Some of Jan van den Eyndes estate was inherited and thus unrelated to his business activities. He was worth over 100,000 guilders (for comparison, the price for a comfortable house in Antwerp was at the time between one and two thousand guilders). He was by marriage linked to various noble families. He was on very good terms with his brother Sebastiaen as in a common will dated 1680, they made each other their legatee and stressed their common interest in architecture, sculpture and commerce.
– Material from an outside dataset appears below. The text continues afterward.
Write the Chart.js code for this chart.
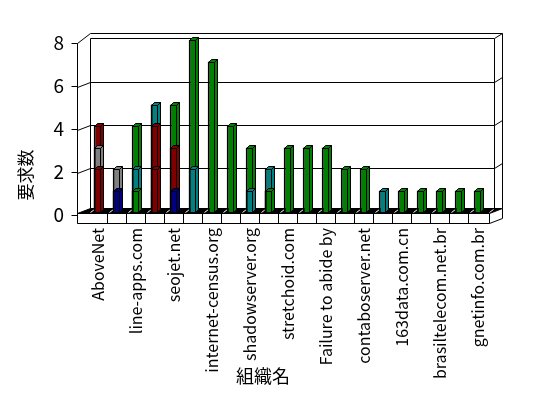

The brothers were involved in many joint business transactions such as real estate dealings.
==Work==
In 1664, van den Eynde was awarded the commission for the design of the church of Averbode Abbey, having been chosen over Lucas Faydherbe.

Construction began on 31 July 1664. No dome was built over the central section because in January 1668 one of the major piers collapsed. Because two other pillars collapsed thereafter, the fourth pillar also had to be pulled down. Works restarted with more solid material and the building was roofed by the end of 1670. The community inaugurated the new abbey church on 11 July, 1672, the feast of St. Norbert. The solemn consecration was not celebrated until 19 June, 1681. Van den Eynde also produced the church's sculptures.

The ground plan of the Averbode Abbey church combined a centralized cruciform space to the west for the laity with a deep choir, necessary for Norbertine choral services. The treatment of space was more emphatic in Averbode Abbey's church than in other Norbertine abbey churches, on account of the happy combination of a radial plan with a very long and axially accentuated choir. The design combined Gothic structural forms, such as ribbed vaults, with Renaissance ornamental details. The church is considered a peculiar synthesis of Baroque and Gothic.